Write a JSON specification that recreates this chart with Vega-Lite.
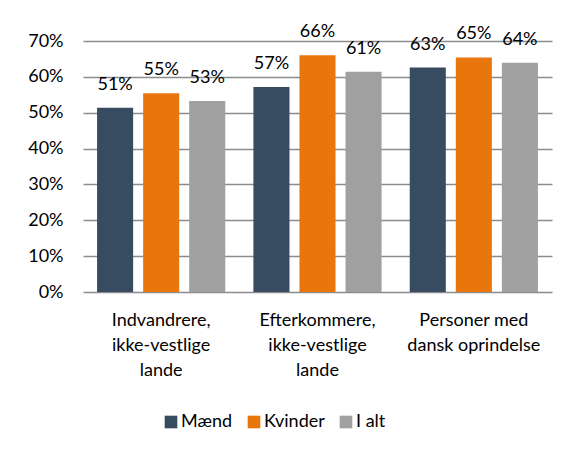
{
  "$schema": "https://vega.github.io/schema/vega-lite/v6.json",
  "width": 469,
  "height": 251,
  "autosize": {"type": "none"},
  "padding": {"left": 83, "top": 41, "right": 24, "bottom": 161},
  "background": "white",
  "data": {
    "values": [
      {"gruppe": "Indvandrere, ikke-vestlige lande", "koen": "Mænd", "andel": 0.514},
      {"gruppe": "Indvandrere, ikke-vestlige lande", "koen": "Kvinder", "andel": 0.554},
      {"gruppe": "Indvandrere, ikke-vestlige lande", "koen": "I alt", "andel": 0.533},
      {"gruppe": "Efterkommere, ikke-vestlige lande", "koen": "Mænd", "andel": 0.572},
      {"gruppe": "Efterkommere, ikke-vestlige lande", "koen": "Kvinder", "andel": 0.66},
      {"gruppe": "Efterkommere, ikke-vestlige lande", "koen": "I alt", "andel": 0.614},
      {"gruppe": "Personer med dansk oprindelse", "koen": "Mænd", "andel": 0.626},
      {"gruppe": "Personer med dansk oprindelse", "koen": "Kvinder", "andel": 0.654},
      {"gruppe": "Personer med dansk oprindelse", "koen": "I alt", "andel": 0.639}
    ]
  },
  "encoding": {
    "x": {
      "field": "gruppe",
      "type": "nominal",
      "sort": null,
      "scale": {"paddingInner": 0.18, "paddingOuter": 0.09},
      "axis": {
        "title": null,
        "labelAngle": 0,
        "domain": false,
        "ticks": false,
        "labelPadding": 19,
        "labelFont": "Lato",
        "labelFontSize": 18,
        "labelColor": "#000000",
        "labelLineHeight": 25,
        "labelBaseline": "top",
        "labelLimit": 200,
        "labelExpr": "datum.value == 'Indvandrere, ikke-vestlige lande' ? ['Indvandrere,', 'ikke-vestlige', 'lande'] : datum.value == 'Efterkommere, ikke-vestlige lande' ? ['Efterkommere,', 'ikke-vestlige', 'lande'] : ['Personer med', 'dansk oprindelse']"
      }
    },
    "xOffset": {
      "field": "koen",
      "type": "nominal",
      "sort": ["Mænd", "Kvinder", "I alt"],
      "scale": {"paddingInner": 0.217, "paddingOuter": 0}
    },
    "y": {
      "field": "andel",
      "type": "quantitative",
      "scale": {"domain": [0, 0.7], "nice": false},
      "axis": {
        "title": null,
        "format": ".0%",
        "values": [0, 0.1, 0.2, 0.3, 0.4, 0.5, 0.6, 0.7],
        "labelOverlap": false,
        "domain": false,
        "ticks": false,
        "labelPadding": 20,
        "labelFont": "Lato",
        "labelFontSize": 18,
        "labelColor": "#000000",
        "gridColor": "#8c8c8c",
        "gridWidth": 1.5
      }
    }
  },
  "layer": [
    {
      "mark": {"type": "bar"},
      "encoding": {
        "color": {
          "field": "koen",
          "type": "nominal",
          "sort": ["Mænd", "Kvinder", "I alt"],
          "scale": {"domain": ["Mænd", "Kvinder", "I alt"], "range": ["#374c60", "#e8760c", "#a0a0a0"]},
          "legend": {
            "title": null,
            "orient": "none",
            "direction": "horizontal",
            "legendX": 79,
            "legendY": 372,
            "symbolType": "square",
            "symbolSize": 160,
            "symbolStrokeWidth": 0,
            "labelFont": "Lato",
            "labelFontSize": 18,
            "labelColor": "#000000",
            "labelOffset": 1,
            "columnPadding": 12
          }
        }
      }
    },
    {
      "mark": {"type": "text", "baseline": "middle", "dy": -23, "font": "Lato", "fontSize": 18, "color": "#000000"},
      "encoding": {
        "text": {"field": "andel", "type": "quantitative", "format": ".0%"}
      }
    }
  ],
  "config": {"view": {"stroke": null}}
}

***

• **GOAL**:
In your copy, leave out the pictures and reproduce the material above exactly.

• **WORKED ANSWER**:
Write a JSON specification that recreates this chart with Vega-Lite.
{
  "$schema": "https://vega.github.io/schema/vega-lite/v6.json",
  "width": 469,
  "height": 251,
  "autosize": {"type": "none"},
  "padding": {"left": 83, "top": 41, "right": 24, "bottom": 161},
  "background": "white",
  "data": {
    "values": [
      {"gruppe": "Indvandrere, ikke-vestlige lande", "koen": "Mænd", "andel": 0.514},
      {"gruppe": "Indvandrere, ikke-vestlige lande", "koen": "Kvinder", "andel": 0.554},
      {"gruppe": "Indvandrere, ikke-vestlige lande", "koen": "I alt", "andel": 0.533},
      {"gruppe": "Efterkommere, ikke-vestlige lande", "koen": "Mænd", "andel": 0.572},
      {"gruppe": "Efterkommere, ikke-vestlige lande", "koen": "Kvinder", "andel": 0.66},
      {"gruppe": "Efterkommere, ikke-vestlige lande", "koen": "I alt", "andel": 0.614},
      {"gruppe": "Personer med dansk oprindelse", "koen": "Mænd", "andel": 0.626},
      {"gruppe": "Personer med dansk oprindelse", "koen": "Kvinder", "andel": 0.654},
      {"gruppe": "Personer med dansk oprindelse", "koen": "I alt", "andel": 0.639}
    ]
  },
  "encoding": {
    "x": {
      "field": "gruppe",
      "type": "nominal",
      "sort": null,
      "scale": {"paddingInner": 0.18, "paddingOuter": 0.09},
      "axis": {
        "title": null,
        "labelAngle": 0,
        "domain": false,
        "ticks": false,
        "labelPadding": 19,
        "labelFont": "Lato",
        "labelFontSize": 18,
        "labelColor": "#000000",
        "labelLineHeight": 25,
        "labelBaseline": "top",
        "labelLimit": 200,
        "labelExpr": "datum.value == 'Indvandrere, ikke-vestlige lande' ? ['Indvandrere,', 'ikke-vestlige', 'lande'] : datum.value == 'Efterkommere, ikke-vestlige lande' ? ['Efterkommere,', 'ikke-vestlige', 'lande'] : ['Personer med', 'dansk oprindelse']"
      }
    },
    "xOffset": {
      "field": "koen",
      "type": "nominal",
      "sort": ["Mænd", "Kvinder", "I alt"],
      "scale": {"paddingInner": 0.217, "paddingOuter": 0}
    },
    "y": {
      "field": "andel",
      "type": "quantitative",
      "scale": {"domain": [0, 0.7], "nice": false},
      "axis": {
        "title": null,
        "format": ".0%",
        "values": [0, 0.1, 0.2, 0.3, 0.4, 0.5, 0.6, 0.7],
        "labelOverlap": false,
        "domain": false,
        "ticks": false,
        "labelPadding": 20,
        "labelFont": "Lato",
        "labelFontSize": 18,
        "labelColor": "#000000",
        "gridColor": "#8c8c8c",
        "gridWidth": 1.5
      }
    }
  },
  "layer": [
    {
      "mark": {"type": "bar"},
      "encoding": {
        "color": {
          "field": "koen",
          "type": "nominal",
          "sort": ["Mænd", "Kvinder", "I alt"],
          "scale": {"domain": ["Mænd", "Kvinder", "I alt"], "range": ["#374c60", "#e8760c", "#a0a0a0"]},
          "legend": {
            "title": null,
            "orient": "none",
            "direction": "horizontal",
            "legendX": 79,
            "legendY": 372,
            "symbolType": "square",
            "symbolSize": 160,
            "symbolStrokeWidth": 0,
            "labelFont": "Lato",
            "labelFontSize": 18,
            "labelColor": "#000000",
            "labelOffset": 1,
            "columnPadding": 12
          }
        }
      }
    },
    {
      "mark": {"type": "text", "baseline": "middle", "dy": -23, "font": "Lato", "fontSize": 18, "color": "#000000"},
      "encoding": {
        "text": {"field": "andel", "type": "quantitative", "format": ".0%"}
      }
    }
  ],
  "config": {"view": {"stroke": null}}
}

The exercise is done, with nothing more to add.